Over the past year, for example, it sought to temporarily keep Units 8 and 9—a total capacity of 1,700 MW—at Exelon’s natural gas-fired Mystic Generation Station in Everett, Massachusetts, from retiring using a special cost-of-service contract that covers a two-year term, from June 2022 to May 2024. FERC gave ISO New England its approval to retain the resources from retiring for a limited period based on the region’s fuel-security reliability challenges in winter.
The measure, however, garnered much interest from competitive market participants and observers, and some experts noted, it could substantially impact the future of the restructured administrative market model, which has been besieged by “extra-market” interventions.

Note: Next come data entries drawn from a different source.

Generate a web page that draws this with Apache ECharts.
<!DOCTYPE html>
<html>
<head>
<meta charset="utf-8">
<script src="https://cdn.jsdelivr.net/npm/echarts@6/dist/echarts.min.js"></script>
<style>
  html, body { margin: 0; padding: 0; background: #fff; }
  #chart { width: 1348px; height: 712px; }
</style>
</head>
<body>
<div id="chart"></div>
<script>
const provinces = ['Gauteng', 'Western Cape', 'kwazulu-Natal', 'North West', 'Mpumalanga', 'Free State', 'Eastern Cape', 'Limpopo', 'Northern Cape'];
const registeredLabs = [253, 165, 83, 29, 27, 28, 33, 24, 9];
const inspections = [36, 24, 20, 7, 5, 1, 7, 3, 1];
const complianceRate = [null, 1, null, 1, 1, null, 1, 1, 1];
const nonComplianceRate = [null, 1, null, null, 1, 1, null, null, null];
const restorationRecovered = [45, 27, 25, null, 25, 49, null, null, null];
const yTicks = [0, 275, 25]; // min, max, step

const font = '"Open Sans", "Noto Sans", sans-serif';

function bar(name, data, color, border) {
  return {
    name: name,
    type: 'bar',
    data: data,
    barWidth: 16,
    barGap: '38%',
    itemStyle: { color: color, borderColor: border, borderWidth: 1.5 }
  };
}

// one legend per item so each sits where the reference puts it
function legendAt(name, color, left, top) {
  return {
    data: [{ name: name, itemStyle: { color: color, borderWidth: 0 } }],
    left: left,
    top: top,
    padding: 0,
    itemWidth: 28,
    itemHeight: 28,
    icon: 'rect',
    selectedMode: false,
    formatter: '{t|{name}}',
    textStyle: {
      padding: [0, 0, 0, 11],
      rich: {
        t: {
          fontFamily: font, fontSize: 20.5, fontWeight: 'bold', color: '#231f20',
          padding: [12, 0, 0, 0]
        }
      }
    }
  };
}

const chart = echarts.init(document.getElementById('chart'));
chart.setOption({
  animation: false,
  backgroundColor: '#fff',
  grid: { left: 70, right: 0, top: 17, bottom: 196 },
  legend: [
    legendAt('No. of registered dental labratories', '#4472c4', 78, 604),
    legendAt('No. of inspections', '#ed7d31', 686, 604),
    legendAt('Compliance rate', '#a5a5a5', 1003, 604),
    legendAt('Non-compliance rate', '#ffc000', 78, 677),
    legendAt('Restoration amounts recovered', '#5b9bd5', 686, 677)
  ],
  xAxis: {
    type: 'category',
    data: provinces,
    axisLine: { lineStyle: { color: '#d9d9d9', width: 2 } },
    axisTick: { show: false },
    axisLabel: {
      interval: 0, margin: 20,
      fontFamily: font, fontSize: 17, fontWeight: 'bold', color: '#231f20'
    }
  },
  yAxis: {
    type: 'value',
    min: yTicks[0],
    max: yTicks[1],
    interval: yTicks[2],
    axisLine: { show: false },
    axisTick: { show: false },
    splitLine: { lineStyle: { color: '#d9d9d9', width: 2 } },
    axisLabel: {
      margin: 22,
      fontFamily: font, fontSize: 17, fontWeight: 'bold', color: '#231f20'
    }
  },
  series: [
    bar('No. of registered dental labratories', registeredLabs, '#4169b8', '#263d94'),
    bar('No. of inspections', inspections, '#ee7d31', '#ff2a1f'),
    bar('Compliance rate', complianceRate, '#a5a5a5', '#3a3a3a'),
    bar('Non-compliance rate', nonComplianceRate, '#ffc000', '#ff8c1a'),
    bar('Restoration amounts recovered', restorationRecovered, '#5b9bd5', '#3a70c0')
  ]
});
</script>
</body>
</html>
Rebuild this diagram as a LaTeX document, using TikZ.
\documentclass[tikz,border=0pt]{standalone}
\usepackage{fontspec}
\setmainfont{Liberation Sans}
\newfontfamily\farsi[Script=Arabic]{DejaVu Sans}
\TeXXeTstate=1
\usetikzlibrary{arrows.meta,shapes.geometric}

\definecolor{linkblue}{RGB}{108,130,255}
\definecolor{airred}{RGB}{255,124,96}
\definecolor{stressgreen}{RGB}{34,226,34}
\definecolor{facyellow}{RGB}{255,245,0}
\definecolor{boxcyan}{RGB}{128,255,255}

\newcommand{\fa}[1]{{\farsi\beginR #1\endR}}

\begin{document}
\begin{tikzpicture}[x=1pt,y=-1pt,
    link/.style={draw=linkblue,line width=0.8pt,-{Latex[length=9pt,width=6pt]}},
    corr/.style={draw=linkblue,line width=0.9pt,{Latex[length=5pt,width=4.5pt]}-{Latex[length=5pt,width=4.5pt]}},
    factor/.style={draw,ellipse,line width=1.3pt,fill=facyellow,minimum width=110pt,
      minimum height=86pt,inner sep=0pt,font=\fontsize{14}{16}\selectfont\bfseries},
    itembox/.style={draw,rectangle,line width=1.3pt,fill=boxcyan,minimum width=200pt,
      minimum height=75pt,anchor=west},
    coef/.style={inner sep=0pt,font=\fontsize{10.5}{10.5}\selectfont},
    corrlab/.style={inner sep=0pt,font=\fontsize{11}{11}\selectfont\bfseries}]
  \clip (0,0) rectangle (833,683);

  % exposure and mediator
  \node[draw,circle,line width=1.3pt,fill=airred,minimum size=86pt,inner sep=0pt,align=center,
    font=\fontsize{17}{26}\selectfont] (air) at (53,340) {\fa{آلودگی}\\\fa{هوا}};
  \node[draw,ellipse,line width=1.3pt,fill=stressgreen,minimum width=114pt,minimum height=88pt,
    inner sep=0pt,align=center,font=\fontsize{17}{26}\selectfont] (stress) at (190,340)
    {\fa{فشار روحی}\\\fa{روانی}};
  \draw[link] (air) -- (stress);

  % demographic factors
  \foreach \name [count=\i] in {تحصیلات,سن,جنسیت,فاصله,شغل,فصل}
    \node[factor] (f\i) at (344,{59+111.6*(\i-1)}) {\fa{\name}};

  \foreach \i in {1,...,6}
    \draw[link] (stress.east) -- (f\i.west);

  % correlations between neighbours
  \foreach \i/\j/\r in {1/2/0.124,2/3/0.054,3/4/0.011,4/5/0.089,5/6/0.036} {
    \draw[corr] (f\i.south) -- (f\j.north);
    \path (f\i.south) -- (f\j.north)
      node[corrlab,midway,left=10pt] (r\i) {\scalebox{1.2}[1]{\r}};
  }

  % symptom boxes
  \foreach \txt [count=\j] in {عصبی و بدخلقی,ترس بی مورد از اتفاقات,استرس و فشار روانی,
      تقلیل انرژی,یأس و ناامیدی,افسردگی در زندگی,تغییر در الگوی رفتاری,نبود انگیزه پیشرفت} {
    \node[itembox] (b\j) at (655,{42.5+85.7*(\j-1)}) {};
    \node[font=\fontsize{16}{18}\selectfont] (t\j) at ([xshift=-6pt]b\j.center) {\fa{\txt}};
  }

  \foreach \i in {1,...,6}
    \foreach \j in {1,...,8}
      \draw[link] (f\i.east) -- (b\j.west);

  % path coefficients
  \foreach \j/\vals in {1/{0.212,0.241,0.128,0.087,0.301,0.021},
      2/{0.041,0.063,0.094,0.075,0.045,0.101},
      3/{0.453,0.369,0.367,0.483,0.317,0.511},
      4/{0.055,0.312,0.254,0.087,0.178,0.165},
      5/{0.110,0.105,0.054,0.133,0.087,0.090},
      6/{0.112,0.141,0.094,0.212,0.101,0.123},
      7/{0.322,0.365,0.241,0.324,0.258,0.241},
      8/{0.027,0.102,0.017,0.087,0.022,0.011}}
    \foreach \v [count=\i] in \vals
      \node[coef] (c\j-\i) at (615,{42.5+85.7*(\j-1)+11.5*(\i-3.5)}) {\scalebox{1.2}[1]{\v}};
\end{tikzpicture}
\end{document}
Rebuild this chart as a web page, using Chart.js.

On March 9, notably, FERC rejected a proposal from ISO-NE that sought to prioritize competitive processes—including long-term market design changes to address fuel security and the expected competitive transmission solutions— over out-of-market resource retention. Exelon filed a protest in the case, arguing, among other things, that the proposal was premature and ignored the likelihood that neither the Boston-area transmission upgrades nor the long-term fuel security market mechanism would be completed and implemented by the time the cost-of-service agreement expires. “While we favor limiting the scope and length of out-of-market actions, we seek to balance that objective against the ability to address reliability concerns,” FERC said.
For its part, ISO-NE is now looking at developing a temporary “Inventoried Energy Program”— a short-term, stop-gap program that will go into effect for the winters of 2023/2024 and 2024/2025. “This mechanism provides revenues to resources with inventoried energy that contribute to reliable operations during cold winter conditions and reduce the potential for these resources to retire prematurely for uneconomic reasons,” ISO-NE said.